Escrever: ser e não estar

É frequente questionar-me, enquanto jovem escritor, aquando de uma solidão construtiva mais reconfortante, o que leva alguém a escrever. O que faz um intelectual, ou simplesmente um sonhador, a pôr ideias no papel? Delírios. Fragmentos (do eu). O que nos leva a contar a nossa verdade? Será uma mera perspectiva de um conforto a curto prazo? Será que escrevemos para nos sentirmos melhor connosco mesmos, ou não passa tudo de uma necessidade mais intelectual, do que propriamente emocional? Escrevemos, portanto, motivados pela (in)consciência da razão, ou pela irracionalidade da emoção? Ou os dois?

Felizmente, essa multiplicidade de opções, de (im)possibilidades, faz com que o pré-escrever seja um processo muito menos doloroso e incerto (ou obscuro). E nesta problemática, há sempre duas ideias – necessariamente contrárias – que saltam à vista. Contudo, antes de as enunciar, importa frisar que Miguel Esteves Cardoso, o célebre escritor e cronista português, deu recentemente uma entrevista ao jornal Público, em que, falando (obviamente) de si, toca nesta questão. Posteriormente e com grande audácia e instinto de oportunidade, Henrique Pinto Mesquita, cronista do mesmo jornal, pegou nas palavras de Miguel Esteves Cardoso e fez um ensaio sobre a escrita (em particular) – e a arte em geral. E para isso, dá o mote, questionando: “a arte – ou seja, a escrita – não tem de ser espontânea e selvagem? Afinal, o que se espera de um escritor? A arte selvagem e crua ou o texto padrão de fábrica diário”?

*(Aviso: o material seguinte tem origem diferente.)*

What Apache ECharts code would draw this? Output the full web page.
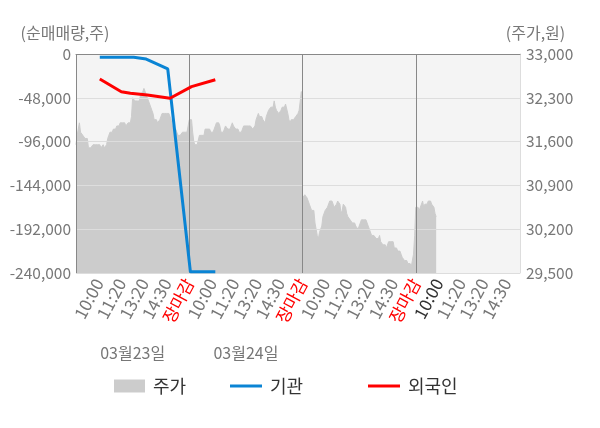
<!DOCTYPE html>
<html><head><meta charset="utf-8">
<script src="https://cdn.jsdelivr.net/npm/echarts@6/dist/echarts.min.js"></script>
<style>html,body{margin:0;padding:0;background:#fff}#c{width:600px;height:428px}</style>
</head><body><div id="c"></div>
<script>
// ---- data ----
const slotsPerDay = 100;
const totalSlots = 393;
const tickLabels = ['10:00', '11:20', '13:20', '14:30', '장마감'];
const dateLabels = ['03월23일', '03월24일'];
const leftAxis = { min: -240000, max: 0, interval: 48000 };
const rightAxis = { min: 29500, max: 33000, interval: 700 };

const priceDay1 = [
31550,31700,31700,31900,31750,31750,31700,31700,31650,31650,
31650,31500,31500,31500,31500,31550,31550,31550,31550,31550,
31550,31550,31500,31500,31550,31500,31500,31550,31650,31700,
31750,31750,31750,31800,31800,31800,31850,31850,31850,31900,
31900,31900,31900,31900,31850,31850,31900,31900,31900,32000,
32300,32300,32250,32250,32250,32250,32250,32350,32350,32400,
32450,32450,32350,32300,32300,32200,32150,32100,32050,31950,
31950,31950,31900,31900,31950,32000,32050,32050,32050,32050,
32050,32050,32050,32000,31950,31850,31800,31800,31800,31800,
31700,31700,31700,31700,31750,31750,31750,31750,31750,31750];
const priceDay2 = [
31950,31950,31950,31750,31600,31550,31550,31550,31550,31700,
31700,31700,31700,31700,31800,31800,31800,31800,31800,31750,
31750,31750,31750,31850,31900,31900,31900,31850,31750,31750,
31750,31800,31850,31850,31800,31800,31800,31850,31900,31850,
31850,31800,31800,31800,31750,31750,31750,31800,31850,31850,
31850,31850,31850,31850,31850,31850,31800,31800,31850,31950,
32000,32050,32000,32000,32000,31950,31950,31900,32000,32000,
32100,32100,32150,32150,32150,32250,32150,32100,32100,32050,
32050,32100,32150,32150,32150,32200,32200,32050,31950,31900,
31950,31950,31950,31950,32000,32000,32050,32100,32250,32400];
const priceDay3 = [
30700,30700,30750,30750,30700,30650,30600,30600,30500,30500,
30500,30300,30200,30100,30050,30150,30200,30250,30400,30400,
30500,30500,30550,30550,30650,30650,30650,30600,30550,30550,
30600,30650,30650,30600,30450,30500,30600,30600,30550,30450,
30400,30400,30350,30350,30300,30300,30300,30250,30250,30200,
30250,30300,30350,30350,30350,30350,30350,30300,30300,30200,
30200,30100,30100,30100,30100,30050,30050,30050,30100,30000,
30000,29950,29950,29950,29900,29900,30000,30000,30000,30000,
30000,29900,29900,29900,29850,29850,29850,29800,29750,29750,
29700,29700,29700,29650,29650,29650,29600,29600,29800,30100];
const priceDay4 = [30550,30550,30550,30500,30500,30600,30650,30550,30600,30600,
30600,30650,30650,30650,30600,30600,30550,30450,30400];

// investor net buying (slot index, value)
const instSlots = [21, 51, 62, 81, 101, 123];
const instValues = [-3600, -3600, -5500, -16400, -238600, -238600];
const forSlots = [21, 40, 48, 63, 83, 102, 123];
const forValues = [-27400, -41300, -43100, -44900, -48500, -35800, -28200];

// ---- build ----
const categories = [];
for (let i = 0; i < totalSlots; i++) categories.push(String(i));
const price = priceDay1.concat(priceDay2, priceDay3, priceDay4);
while (price.length < totalSlots) price.push(null);
const instData = instSlots.map((s, i) => [s, instValues[i]]);
const forData = forSlots.map((s, i) => [s, forValues[i]]);

const FONT = 'Noto Sans CJK KR';
const fmt = v => Number(v).toLocaleString('en-US');

function tickText(i) {
  const k = (i % slotsPerDay) / 20;
  return k === 0 ? tickLabels[4] : tickLabels[k - 1];
}
const legendText = { fontSize: 18, color: '#333', fontFamily: FONT, padding: [0, 0, 0, 3] };

const chart = echarts.init(document.getElementById('c'), null, { renderer: 'canvas' });
chart.setOption({
  animation: false,
  textStyle: { fontFamily: FONT },
  grid: { left: 76, right: 80, top: 54, bottom: 155, show: true, backgroundColor: '#f4f4f4', borderWidth: 0 },
  legend: [
    { data: ['주가'], left: 114, top: 377, padding: 0, icon: 'rect', itemWidth: 31, itemHeight: 13, textStyle: legendText },
    { data: ['기관'], left: 230, top: 377, padding: 0, icon: 'rect', itemWidth: 32, itemHeight: 3, textStyle: legendText },
    { data: ['외국인'], left: 368, top: 377, padding: 0, icon: 'rect', itemWidth: 32, itemHeight: 3, textStyle: legendText }
  ],
  xAxis: [
    {
      type: 'category', data: categories, boundaryGap: false, z: 3,
      axisLine: { lineStyle: { color: '#888', width: 1 } },
      axisTick: { interval: i => i % slotsPerDay === 0, length: 6, lineStyle: { color: '#888' } },
      splitLine: { show: true, interval: i => i % slotsPerDay === 0, lineStyle: { color: '#888', width: 1 } },
      axisLabel: {
        interval: i => i > 0 && i % 20 === 0,
        rotate: 62, margin: 7, fontSize: 17, fontFamily: FONT,
        formatter: (v) => tickText(Number(v)),
        color: (v) => {
          const i = Number(v);
          if (i % slotsPerDay === 0) return '#ff0000';
          if (i === 3 * slotsPerDay + 20) return '#333';
          return '#777';
        }
      }
    },
    {
      type: 'category', data: categories, boundaryGap: false, position: 'bottom', offset: 64,
      axisLine: { show: false }, axisTick: { show: false }, splitLine: { show: false },
      axisLabel: {
        interval: i => i % slotsPerDay === 50 && Math.floor(i / slotsPerDay) < dateLabels.length,
        formatter: v => dateLabels[Math.floor(Number(v) / slotsPerDay)] || '',
        fontSize: 16, color: '#777', fontFamily: FONT
      }
    }
  ],
  yAxis: [
    {
      type: 'value', position: 'left', z: 3,
      min: leftAxis.min, max: leftAxis.max, interval: leftAxis.interval,
      name: '(순매매량,주)', nameLocation: 'end', nameGap: 13,
      nameTextStyle: { color: '#777', fontSize: 16, fontFamily: FONT, padding: [0, 22, 0, 0] },
      axisLine: { show: false }, axisTick: { show: false },
      axisLabel: { margin: 5, fontSize: 15.5, color: '#777', fontFamily: FONT, formatter: fmt },
      splitLine: { show: true, lineStyle: { color: ['#ddd', '#ddd', '#ddd', '#ddd', '#ddd', '#999'], width: 1 } }
    },
    {
      type: 'value', position: 'right', z: 3,
      min: rightAxis.min, max: rightAxis.max, interval: rightAxis.interval,
      name: '(주가,원)', nameLocation: 'end', nameGap: 13,
      nameTextStyle: { color: '#777', fontSize: 16, fontFamily: FONT, padding: [0, 0, 0, 31] },
      axisLine: { show: true, lineStyle: { color: '#ddd' } }, axisTick: { show: false },
      axisLabel: { margin: 6, fontSize: 15.5, color: '#777', fontFamily: FONT, formatter: fmt },
      splitLine: { show: false }
    }
  ],
  series: [
    {
      name: '주가', type: 'line', xAxisIndex: 0, yAxisIndex: 1, data: price,
      showSymbol: false, z: 2, color: '#cccccc',
      lineStyle: { width: 1, color: '#cccccc' },
      itemStyle: { color: '#cccccc' },
      areaStyle: { color: '#cccccc', opacity: 1, origin: 'start' }
    },
    {
      name: '기관', type: 'line', xAxisIndex: 0, yAxisIndex: 0, data: instData,
      showSymbol: false, z: 5, color: '#0a84d4',
      lineStyle: { width: 3, color: '#0a84d4' }, itemStyle: { color: '#0a84d4' }
    },
    {
      name: '외국인', type: 'line', xAxisIndex: 0, yAxisIndex: 0, data: forData,
      showSymbol: false, z: 5, color: '#ff0000',
      lineStyle: { width: 3, color: '#ff0000' }, itemStyle: { color: '#ff0000' }
    }
  ]
});
</script>
</body></html>
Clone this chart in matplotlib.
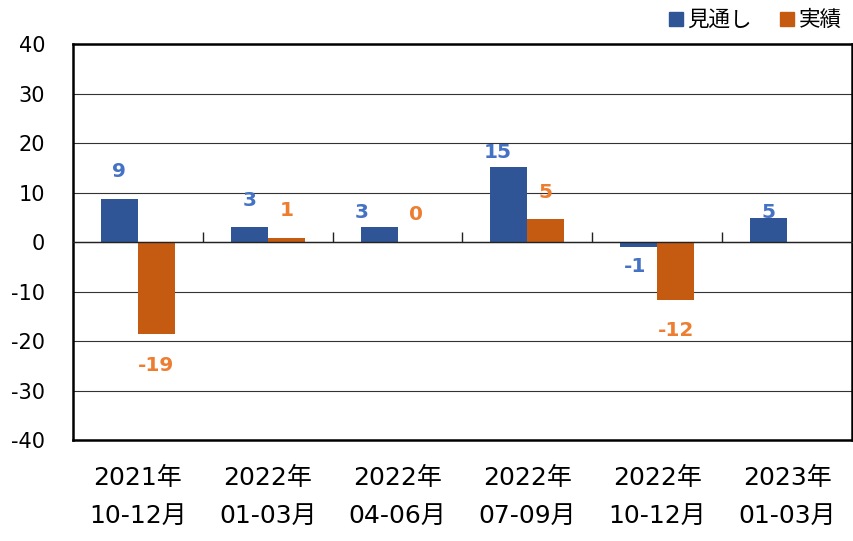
import numpy as np
import matplotlib
matplotlib.use("Agg")
import matplotlib.pyplot as plt
from matplotlib.lines import Line2D

plt.rcParams['font.family'] = ['DejaVu Sans', 'Noto Sans CJK JP']

categories = ["2021年\n10-12月", "2022年\n01-03月", "2022年\n04-06月",
              "2022年\n07-09月", "2022年\n10-12月", "2023年\n01-03月"]
series_names = ["見通し", "実績"]
forecast = [8.7, 3.0, 3.1, 15.2, -0.9, 4.9]
actual = [-18.6, 0.8, 0.0, 4.7, -11.6, np.nan]
y_ticks = [40, 30, 20, 10, 0, -10, -20, -30, -40]

# label offsets (pixels) – style only
fc_dy = [28, 27, 14, 15, -20, 6]
fc_dx = [0, 0, -17, -11, -4, 0]
ac_dy = [-31, 28, 28, 27, -31, 0]

blue_bar, orange_bar = "#2F5597", "#C55A11"
blue_txt, orange_txt = "#4472C4", "#ED7D31"

fig = plt.figure(figsize=(8.54, 5.41), dpi=100)
ax = fig.add_axes([73/854, 1-440/541, 779/854, 395.5/541])

x = np.arange(len(categories))
w = 0.285
ax.bar(x - w/2, forecast, w, color=blue_bar, zorder=3)
ax.bar(x + w/2, actual, w, color=orange_bar, zorder=3)

def fmt(v):
    return str(int(np.sign(v) * np.floor(abs(v) + 0.5)))

for i, v in enumerate(forecast):
    ax.annotate(fmt(v), (x[i] - w/2, v), xytext=(fc_dx[i], fc_dy[i]),
                textcoords='offset pixels', ha='center', va='center',
                fontsize=14.5, fontweight='bold', color=blue_txt, zorder=4)
for i, v in enumerate(actual):
    if np.isnan(v):
        continue
    ax.annotate(fmt(v), (x[i] + w/2, v), xytext=(0, ac_dy[i]),
                textcoords='offset pixels', ha='center', va='center',
                fontsize=14.5, fontweight='bold', color=orange_txt, zorder=4)

ax.set_xlim(-0.5, len(categories) - 0.5)
ax.set_ylim(-40, 40)
ax.set_yticks(y_ticks)
ax.set_yticklabels([str(t) for t in y_ticks], fontsize=15)
ax.yaxis.grid(True, color='#333333', linewidth=0.8, zorder=0)
ax.set_axisbelow(True)
ax.set_xticks(x)
ax.set_xticklabels(categories, fontsize=18, linespacing=1.7)
ax.tick_params(axis='x', length=0, pad=19)
ax.tick_params(axis='y', length=0, pad=20)
for s in ax.spines.values():
    s.set_linewidth(1.8)
    s.set_color('black')
    s.set_zorder(5)

# category axis at zero with inward boundary ticks
ax2 = ax.twiny()
ax2.set_xlim(ax.get_xlim())
ax2.xaxis.set_ticks_position('bottom')
ax2.spines['bottom'].set_position(('data', 0))
for k in ['top', 'left', 'right']:
    ax2.spines[k].set_visible(False)
ax2.spines['bottom'].set_linewidth(1.0)
ax2.spines['bottom'].set_color('#222222')
ax2.set_xticks(x[:-1] + 0.5)
ax2.tick_params(axis='x', direction='in', length=7, width=1.0, color='#222222',
                labelbottom=False, labeltop=False)

handles = [Line2D([], [], marker='s', linestyle='none', markersize=9.5,
                  markerfacecolor=blue_bar, markeredgecolor=blue_bar),
           Line2D([], [], marker='s', linestyle='none', markersize=9.5,
                  markerfacecolor=orange_bar, markeredgecolor=orange_bar)]
fig.legend(handles, series_names, loc='center right',
           bbox_to_anchor=(850/854, 1-20/541), ncol=2, frameon=False,
           fontsize=15.5, handletextpad=0.05, columnspacing=1.1, borderaxespad=0,
           handlelength=1.0)

fig.savefig("out.png", dpi=100)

A dualidade aqui presente é uma: devemos escrever por inspiração, ou por disciplina? Talvez a real sabedoria esteja num meio-termo, numa escolha cuidada e equilibrada das duas vertentes. Talvez, mais disciplina nos momentos em que a inspiração falha, e mais inspiração quando a disciplina se nos sobrecarrega. É preciso parar e pensar. Parar sobre o mundo – sobre a vida. Só daí advém a fonte do delírio criativo.

Miguel Esteves Cardoso, no esplendor da entrevista, explica-nos que um escritor também precisa de solidão. Solidão para observar. Solidão para ter de se distrair de estar sozinho. Solidão para encontrar, nas entrelinhas, a magia que se nos escapa na azáfama do dia-a-dia, na intranquilidade e consciência da efemeridade de tudo, no dito “estar e não ser”.

Primeiro, é preciso encontrar uma paz interior para sonhar acordado, e só depois partir para a “concretização da alma”. Para escrever, é preciso subjugar o coração a uma audácia capaz de furar todas as dualidades incontornáveis da vida, da existência, do Eu. Ou agarramos aquilo que nos move, ou então decaímos, e submergimos num abismo intelectual, humano, físico desmedido de nós próprios em relação (ao nosso) mundo. A esse respeito, Miguel Esteves Cardoso é peremptório: “nesta fase, o proto-escritor observa e absorve com o coração esponjoso a existência humana como espécie — tal como um espectador num teatro. Depois intelectualiza.

É, precisamente, esse o caminho. Encontrar, numa profunda absorção do eu – e da sua matéria inverosímil –, tudo o que precisa para crescer, para ser, para sonhar. Como? Através da aceitação humana da sua autenticidade. A todos os níveis. Só possível através do chamado maestro oculto: o coração (da alma) que nos guia rumo ao infinito de nós.

Para viajares rumo à descoberta de ti, basta começares a sonhar. Depois disso, encontra em ti toda a bagagem do (teu) universo de intelectualidade. E, porventura, após esse “reencontro”, sintas toda a Arte que sempre existiu em ti. É a partir de ti – e para o outro (eu) – que o paraíso infinito da escrita começa e acaba.

Sente o delírio… E não tenhas medo – de sonhar.